→ **Set exercise**:
Identify the lines holding "this" and copy them.

→ **Given data**:
* * * * *

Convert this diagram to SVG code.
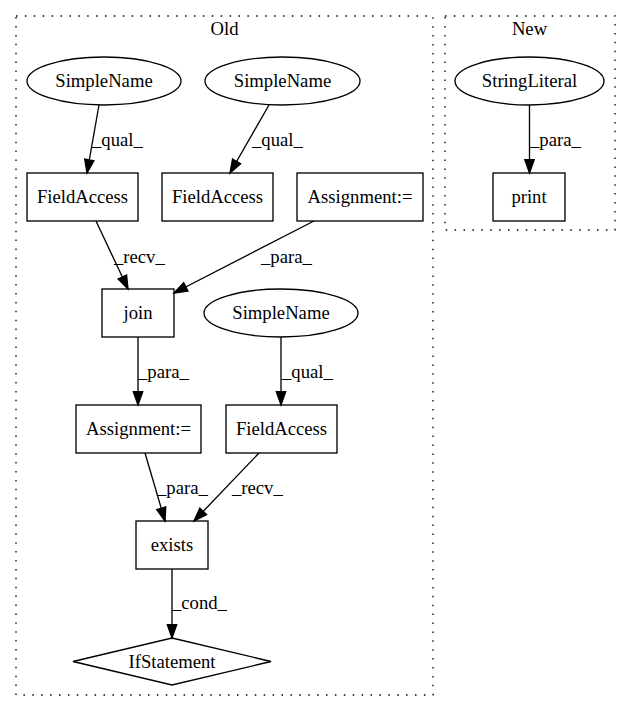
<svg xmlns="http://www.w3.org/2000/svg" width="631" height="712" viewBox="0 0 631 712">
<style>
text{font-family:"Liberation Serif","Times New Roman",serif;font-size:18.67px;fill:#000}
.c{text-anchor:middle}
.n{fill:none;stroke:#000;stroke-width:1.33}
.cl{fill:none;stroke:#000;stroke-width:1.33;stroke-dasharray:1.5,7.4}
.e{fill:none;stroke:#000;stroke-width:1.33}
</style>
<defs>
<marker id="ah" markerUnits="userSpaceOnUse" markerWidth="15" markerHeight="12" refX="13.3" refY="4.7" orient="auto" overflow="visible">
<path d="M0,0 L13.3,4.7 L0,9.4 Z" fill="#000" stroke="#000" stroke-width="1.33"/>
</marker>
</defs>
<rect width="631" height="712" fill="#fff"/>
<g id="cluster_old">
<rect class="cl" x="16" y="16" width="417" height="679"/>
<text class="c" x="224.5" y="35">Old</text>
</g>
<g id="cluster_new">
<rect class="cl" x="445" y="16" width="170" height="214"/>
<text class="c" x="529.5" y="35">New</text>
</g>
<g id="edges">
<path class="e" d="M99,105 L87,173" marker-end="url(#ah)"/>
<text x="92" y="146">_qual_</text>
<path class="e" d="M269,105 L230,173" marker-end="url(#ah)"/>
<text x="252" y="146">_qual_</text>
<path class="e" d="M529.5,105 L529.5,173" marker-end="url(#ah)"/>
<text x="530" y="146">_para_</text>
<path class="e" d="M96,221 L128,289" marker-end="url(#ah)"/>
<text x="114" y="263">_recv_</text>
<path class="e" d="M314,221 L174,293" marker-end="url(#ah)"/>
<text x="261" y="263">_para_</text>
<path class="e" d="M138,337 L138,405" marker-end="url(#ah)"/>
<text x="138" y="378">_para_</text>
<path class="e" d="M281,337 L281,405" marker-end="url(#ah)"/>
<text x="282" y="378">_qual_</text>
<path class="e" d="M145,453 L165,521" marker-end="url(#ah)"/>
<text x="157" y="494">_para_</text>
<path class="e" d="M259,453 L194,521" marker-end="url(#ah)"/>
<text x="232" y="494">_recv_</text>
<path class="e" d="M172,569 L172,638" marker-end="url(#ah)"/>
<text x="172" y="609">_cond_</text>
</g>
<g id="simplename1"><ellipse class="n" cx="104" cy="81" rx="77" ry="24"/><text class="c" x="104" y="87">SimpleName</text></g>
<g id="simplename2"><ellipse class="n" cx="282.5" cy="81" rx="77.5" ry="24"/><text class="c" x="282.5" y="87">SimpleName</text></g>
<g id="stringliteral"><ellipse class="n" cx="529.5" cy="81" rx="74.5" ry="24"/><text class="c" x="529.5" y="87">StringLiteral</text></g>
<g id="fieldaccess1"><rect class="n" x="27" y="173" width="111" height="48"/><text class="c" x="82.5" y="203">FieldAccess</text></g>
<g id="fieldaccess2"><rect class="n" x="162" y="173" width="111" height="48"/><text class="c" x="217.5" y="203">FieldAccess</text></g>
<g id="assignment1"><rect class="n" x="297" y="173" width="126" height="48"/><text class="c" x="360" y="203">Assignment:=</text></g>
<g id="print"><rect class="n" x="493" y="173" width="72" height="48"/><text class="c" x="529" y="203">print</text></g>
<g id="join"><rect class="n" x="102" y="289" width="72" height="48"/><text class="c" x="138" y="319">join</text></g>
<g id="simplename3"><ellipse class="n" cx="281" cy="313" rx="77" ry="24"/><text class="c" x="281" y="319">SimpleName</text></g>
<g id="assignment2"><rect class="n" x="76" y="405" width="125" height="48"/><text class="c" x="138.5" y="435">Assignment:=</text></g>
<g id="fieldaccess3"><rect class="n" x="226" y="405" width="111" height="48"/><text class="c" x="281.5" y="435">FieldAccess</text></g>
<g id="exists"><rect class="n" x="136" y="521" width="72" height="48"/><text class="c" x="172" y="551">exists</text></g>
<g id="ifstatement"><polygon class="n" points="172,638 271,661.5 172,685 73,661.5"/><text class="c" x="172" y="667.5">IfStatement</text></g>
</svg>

* * * * *

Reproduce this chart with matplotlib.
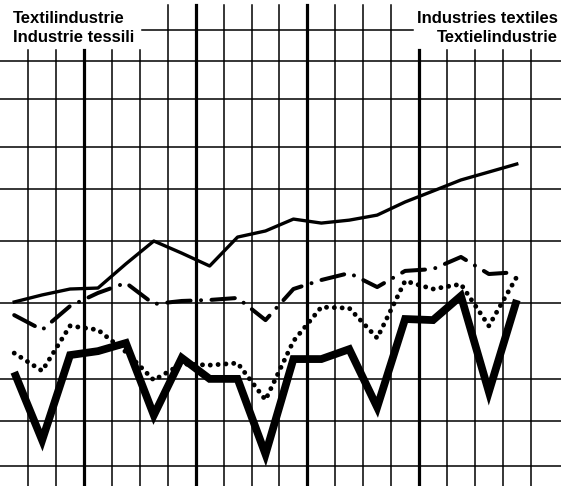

* * * * *

→ **Final answer**:
Convert this diagram to SVG code.
Reproduce this chart with matplotlib.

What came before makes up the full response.